# Tissot Bracelet Links Needed



## ESL (Jan 27, 2004)

Posted also in the Wanted section, just in case not everyone visits all sections on the forum:

HI all.

I'm after buying some spare links if anyone has any, for a vintage Tissot PRS 516 stainless steel bracelet, pictures below. Probably need two or three? PM me please if you have any.

Bracelet reference:



Top:

Link size at the clasp end are 18mm



Bottom:


----------



## gaz1957 (Aug 2, 2012)

L


----------



## ESL (Jan 27, 2004)

No idea what the heck "L" means... But a wee bump anyway.

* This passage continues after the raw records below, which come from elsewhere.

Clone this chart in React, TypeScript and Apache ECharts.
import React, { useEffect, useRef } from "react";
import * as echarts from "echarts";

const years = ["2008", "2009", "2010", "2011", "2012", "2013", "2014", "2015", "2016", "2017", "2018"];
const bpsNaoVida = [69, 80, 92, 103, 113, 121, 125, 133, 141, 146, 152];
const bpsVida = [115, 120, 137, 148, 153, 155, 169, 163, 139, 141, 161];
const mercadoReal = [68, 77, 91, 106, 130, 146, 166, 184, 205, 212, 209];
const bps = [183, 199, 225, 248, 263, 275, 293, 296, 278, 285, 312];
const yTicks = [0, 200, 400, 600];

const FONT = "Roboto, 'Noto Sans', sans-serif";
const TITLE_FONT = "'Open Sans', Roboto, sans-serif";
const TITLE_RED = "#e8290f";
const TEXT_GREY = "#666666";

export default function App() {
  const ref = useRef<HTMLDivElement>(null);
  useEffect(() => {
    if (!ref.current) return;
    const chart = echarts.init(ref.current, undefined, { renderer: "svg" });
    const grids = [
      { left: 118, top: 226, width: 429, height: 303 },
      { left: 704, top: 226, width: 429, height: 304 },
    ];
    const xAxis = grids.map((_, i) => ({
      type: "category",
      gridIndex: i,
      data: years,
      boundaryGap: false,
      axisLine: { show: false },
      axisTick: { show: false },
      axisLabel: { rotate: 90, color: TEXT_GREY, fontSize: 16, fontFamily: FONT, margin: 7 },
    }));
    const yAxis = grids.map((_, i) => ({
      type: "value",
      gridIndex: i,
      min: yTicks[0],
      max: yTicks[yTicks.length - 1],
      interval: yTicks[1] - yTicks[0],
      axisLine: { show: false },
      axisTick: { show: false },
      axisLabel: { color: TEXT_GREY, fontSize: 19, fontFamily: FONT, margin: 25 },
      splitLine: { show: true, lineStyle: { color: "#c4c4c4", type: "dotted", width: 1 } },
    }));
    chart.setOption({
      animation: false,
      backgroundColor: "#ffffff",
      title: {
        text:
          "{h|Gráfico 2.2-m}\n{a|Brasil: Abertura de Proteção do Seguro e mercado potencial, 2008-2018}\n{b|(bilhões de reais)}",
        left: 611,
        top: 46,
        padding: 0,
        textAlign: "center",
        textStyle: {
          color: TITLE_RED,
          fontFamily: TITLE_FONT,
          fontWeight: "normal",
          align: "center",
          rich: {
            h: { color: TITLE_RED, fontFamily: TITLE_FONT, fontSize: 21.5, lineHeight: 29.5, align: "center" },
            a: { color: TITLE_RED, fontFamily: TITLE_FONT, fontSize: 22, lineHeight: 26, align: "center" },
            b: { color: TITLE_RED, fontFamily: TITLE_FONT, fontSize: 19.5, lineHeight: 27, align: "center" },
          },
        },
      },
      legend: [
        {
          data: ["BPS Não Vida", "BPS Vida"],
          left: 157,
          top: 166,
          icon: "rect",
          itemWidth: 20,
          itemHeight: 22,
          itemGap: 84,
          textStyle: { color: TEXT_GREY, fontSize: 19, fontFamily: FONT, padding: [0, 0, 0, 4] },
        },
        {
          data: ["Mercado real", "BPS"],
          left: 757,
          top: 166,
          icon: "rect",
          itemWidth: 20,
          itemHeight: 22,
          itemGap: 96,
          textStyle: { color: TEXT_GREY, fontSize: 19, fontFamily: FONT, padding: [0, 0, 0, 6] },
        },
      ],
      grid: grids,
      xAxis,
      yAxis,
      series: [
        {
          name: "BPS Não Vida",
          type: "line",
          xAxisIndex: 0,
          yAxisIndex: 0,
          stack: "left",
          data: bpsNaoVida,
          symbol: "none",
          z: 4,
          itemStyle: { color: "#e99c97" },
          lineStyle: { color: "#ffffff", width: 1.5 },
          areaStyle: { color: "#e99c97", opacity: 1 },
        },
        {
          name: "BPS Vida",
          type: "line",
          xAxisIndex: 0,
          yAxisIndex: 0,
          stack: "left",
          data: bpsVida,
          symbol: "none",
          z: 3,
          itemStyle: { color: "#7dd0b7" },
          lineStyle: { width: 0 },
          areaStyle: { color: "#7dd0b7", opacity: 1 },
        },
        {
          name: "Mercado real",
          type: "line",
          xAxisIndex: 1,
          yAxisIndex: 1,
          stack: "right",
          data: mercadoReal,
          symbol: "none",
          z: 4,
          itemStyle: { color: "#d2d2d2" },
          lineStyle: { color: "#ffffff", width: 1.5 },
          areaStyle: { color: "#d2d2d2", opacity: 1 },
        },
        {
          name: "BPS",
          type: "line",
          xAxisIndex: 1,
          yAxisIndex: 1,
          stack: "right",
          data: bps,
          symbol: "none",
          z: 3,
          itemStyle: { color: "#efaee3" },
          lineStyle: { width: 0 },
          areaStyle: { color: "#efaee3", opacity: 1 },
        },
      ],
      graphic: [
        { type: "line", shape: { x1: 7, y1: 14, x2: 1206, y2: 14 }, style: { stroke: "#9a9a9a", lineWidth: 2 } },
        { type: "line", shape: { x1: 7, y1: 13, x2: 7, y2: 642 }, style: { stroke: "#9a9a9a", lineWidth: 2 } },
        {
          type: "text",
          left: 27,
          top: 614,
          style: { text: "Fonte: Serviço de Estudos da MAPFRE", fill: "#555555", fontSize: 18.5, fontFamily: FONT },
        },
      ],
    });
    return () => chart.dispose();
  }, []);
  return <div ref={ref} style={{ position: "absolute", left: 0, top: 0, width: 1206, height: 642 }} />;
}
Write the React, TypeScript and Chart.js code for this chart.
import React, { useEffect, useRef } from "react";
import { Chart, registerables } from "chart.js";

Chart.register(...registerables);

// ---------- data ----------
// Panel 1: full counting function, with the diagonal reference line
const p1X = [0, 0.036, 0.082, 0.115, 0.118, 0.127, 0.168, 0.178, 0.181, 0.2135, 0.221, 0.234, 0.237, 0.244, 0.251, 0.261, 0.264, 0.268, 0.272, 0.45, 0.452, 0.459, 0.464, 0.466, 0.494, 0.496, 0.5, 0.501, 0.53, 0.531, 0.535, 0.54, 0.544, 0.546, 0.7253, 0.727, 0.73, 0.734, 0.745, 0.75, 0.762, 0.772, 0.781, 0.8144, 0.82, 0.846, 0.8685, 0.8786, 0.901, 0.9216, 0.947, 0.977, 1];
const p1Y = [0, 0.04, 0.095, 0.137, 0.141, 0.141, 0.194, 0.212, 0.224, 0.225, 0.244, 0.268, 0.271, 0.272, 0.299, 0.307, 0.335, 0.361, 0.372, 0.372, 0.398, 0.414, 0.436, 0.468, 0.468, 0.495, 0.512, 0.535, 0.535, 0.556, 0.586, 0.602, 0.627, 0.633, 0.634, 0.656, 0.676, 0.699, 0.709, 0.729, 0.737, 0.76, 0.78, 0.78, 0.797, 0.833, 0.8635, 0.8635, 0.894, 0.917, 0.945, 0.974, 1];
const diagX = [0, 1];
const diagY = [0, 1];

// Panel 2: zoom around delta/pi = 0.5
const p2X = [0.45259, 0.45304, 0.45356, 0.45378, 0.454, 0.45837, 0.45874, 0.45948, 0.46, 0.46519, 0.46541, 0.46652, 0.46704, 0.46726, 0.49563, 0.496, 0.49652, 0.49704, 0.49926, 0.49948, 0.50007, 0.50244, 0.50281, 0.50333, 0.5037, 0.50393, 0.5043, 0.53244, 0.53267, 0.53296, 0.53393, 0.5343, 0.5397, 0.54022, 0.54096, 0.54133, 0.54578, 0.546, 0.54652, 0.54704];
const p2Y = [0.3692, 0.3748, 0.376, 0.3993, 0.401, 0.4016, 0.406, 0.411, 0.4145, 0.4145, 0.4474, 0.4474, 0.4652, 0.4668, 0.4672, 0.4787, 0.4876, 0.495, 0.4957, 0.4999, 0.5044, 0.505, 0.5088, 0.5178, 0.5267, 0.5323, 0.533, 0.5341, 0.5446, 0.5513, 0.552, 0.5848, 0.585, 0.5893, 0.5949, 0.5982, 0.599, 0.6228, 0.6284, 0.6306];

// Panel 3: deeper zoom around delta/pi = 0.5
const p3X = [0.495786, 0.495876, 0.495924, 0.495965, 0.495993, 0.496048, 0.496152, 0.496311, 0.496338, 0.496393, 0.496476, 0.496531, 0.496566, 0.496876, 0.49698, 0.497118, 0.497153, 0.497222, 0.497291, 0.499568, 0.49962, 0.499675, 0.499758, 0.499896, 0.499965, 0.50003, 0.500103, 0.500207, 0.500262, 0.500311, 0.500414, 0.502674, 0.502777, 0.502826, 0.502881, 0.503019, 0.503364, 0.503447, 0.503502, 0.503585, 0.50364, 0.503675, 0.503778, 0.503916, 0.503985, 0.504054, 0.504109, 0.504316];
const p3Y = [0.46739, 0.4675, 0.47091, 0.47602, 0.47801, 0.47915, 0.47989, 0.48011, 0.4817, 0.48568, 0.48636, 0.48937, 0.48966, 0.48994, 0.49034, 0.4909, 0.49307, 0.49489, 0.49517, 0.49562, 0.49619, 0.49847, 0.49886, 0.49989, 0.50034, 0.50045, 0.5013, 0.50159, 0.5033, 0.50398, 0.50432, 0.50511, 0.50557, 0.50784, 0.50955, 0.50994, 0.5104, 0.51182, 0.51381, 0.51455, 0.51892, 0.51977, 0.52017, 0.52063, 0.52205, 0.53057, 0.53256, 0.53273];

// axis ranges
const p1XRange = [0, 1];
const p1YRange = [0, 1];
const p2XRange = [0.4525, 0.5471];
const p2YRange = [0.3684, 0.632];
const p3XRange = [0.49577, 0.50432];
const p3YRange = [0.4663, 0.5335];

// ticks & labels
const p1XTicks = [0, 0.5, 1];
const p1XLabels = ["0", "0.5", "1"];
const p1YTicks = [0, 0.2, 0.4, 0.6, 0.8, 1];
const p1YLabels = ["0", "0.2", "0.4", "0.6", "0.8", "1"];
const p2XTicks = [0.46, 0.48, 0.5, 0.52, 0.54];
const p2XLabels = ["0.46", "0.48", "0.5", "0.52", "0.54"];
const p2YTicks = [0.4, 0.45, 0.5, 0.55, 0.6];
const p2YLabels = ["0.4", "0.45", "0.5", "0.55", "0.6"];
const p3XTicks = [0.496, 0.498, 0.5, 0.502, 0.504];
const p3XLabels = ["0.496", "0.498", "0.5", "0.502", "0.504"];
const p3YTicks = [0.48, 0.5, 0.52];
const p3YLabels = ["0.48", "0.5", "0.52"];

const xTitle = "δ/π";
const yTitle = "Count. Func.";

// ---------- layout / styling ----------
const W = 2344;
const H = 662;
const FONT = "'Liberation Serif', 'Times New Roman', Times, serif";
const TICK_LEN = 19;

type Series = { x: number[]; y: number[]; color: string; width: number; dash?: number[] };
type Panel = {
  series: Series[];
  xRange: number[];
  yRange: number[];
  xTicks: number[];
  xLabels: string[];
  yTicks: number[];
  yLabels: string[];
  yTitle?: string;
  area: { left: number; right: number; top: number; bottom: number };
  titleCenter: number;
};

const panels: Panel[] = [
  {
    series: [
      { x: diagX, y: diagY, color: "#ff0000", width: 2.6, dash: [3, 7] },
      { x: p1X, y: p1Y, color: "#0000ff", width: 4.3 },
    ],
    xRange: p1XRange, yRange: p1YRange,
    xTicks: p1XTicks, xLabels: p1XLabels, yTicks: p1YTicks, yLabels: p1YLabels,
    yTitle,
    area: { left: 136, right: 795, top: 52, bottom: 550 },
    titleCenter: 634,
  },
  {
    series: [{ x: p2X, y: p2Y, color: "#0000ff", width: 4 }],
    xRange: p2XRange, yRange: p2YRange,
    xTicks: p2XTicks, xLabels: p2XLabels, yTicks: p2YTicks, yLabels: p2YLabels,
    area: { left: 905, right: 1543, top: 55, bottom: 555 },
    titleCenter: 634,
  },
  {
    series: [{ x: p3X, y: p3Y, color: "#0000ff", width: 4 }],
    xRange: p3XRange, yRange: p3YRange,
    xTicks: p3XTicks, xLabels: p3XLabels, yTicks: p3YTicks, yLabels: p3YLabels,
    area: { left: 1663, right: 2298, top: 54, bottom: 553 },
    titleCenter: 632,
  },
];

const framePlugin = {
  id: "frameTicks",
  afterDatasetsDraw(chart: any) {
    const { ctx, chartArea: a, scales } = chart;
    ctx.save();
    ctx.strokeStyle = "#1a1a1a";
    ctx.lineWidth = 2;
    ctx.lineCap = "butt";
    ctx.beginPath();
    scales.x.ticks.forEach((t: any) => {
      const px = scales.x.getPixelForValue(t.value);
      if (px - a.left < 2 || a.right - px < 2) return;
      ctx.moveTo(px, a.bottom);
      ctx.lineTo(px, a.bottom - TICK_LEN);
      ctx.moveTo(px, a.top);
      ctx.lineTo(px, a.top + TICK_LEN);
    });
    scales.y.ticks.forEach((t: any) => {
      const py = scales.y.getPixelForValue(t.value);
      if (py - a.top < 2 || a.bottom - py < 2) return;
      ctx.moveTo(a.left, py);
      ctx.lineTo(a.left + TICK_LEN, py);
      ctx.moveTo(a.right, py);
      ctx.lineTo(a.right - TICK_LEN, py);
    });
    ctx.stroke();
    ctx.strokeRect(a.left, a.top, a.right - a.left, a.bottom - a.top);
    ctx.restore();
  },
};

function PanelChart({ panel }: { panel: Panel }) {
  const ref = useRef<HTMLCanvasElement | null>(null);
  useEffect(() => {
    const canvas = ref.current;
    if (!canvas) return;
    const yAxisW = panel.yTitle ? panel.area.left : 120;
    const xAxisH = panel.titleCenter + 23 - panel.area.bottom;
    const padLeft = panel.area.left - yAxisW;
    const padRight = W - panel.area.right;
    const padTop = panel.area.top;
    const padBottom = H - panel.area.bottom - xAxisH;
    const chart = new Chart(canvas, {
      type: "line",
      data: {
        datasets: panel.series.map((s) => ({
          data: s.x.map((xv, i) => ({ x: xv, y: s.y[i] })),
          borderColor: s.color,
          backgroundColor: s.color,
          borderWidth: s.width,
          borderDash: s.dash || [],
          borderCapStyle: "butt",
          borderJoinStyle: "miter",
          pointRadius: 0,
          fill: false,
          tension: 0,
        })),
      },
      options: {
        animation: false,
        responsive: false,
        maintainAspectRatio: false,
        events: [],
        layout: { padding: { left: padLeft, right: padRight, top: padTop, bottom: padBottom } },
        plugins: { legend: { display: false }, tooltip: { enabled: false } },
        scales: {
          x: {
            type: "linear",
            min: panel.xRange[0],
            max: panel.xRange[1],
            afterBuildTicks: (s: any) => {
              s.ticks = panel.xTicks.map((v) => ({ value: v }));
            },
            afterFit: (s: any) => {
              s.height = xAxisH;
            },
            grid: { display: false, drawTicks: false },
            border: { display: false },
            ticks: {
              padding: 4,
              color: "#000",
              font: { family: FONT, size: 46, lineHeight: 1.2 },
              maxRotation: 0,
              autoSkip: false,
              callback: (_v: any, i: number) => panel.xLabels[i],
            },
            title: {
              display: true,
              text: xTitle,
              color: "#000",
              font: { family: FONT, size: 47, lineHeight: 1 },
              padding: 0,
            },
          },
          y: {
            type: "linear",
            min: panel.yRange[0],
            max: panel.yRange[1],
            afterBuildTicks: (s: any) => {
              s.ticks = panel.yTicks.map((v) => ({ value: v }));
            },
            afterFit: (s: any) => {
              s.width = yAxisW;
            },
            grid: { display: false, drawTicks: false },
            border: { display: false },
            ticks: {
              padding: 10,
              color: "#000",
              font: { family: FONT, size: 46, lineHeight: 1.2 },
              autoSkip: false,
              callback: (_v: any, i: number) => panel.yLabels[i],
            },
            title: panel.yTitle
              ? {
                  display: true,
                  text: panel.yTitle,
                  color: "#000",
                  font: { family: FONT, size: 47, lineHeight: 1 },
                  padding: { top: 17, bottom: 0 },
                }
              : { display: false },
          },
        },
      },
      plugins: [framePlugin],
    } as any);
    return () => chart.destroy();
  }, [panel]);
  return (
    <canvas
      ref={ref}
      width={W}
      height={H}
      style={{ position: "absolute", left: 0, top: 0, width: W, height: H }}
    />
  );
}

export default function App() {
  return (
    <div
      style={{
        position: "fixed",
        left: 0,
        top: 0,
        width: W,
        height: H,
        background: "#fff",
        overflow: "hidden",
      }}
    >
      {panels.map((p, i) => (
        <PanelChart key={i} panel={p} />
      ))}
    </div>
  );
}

Does anyone have a link to where such links may be bought perhaps?


----------



## 1878 (Oct 27, 2009)

I got my tissot dress watch spares from a local goldsmiths they had to order them in took about 2 weeks.


----------



## ESL (Jan 27, 2004)

Swatch UK don't seem to have any (not that they will admit to anyway). So now asking Tissot in Switzerland directly. Bit of a long shot as I'm assuming Swatch UK did actually enquire of them, but you never know your luck...


----------



## ESL (Jan 27, 2004)

OK - got the links I need now (yippee) but the diver's extension spring is missing.

Does anyone have one of these Tissots with the spring loaded, sliding diver's extension? If YES, Would you be willing to pop the pin out and post a photo of what the spring looks like.



I'm guessing its some sort of "W" shape, but need to know what it looks like so that I can find one or make one if necessary.

TA.


----------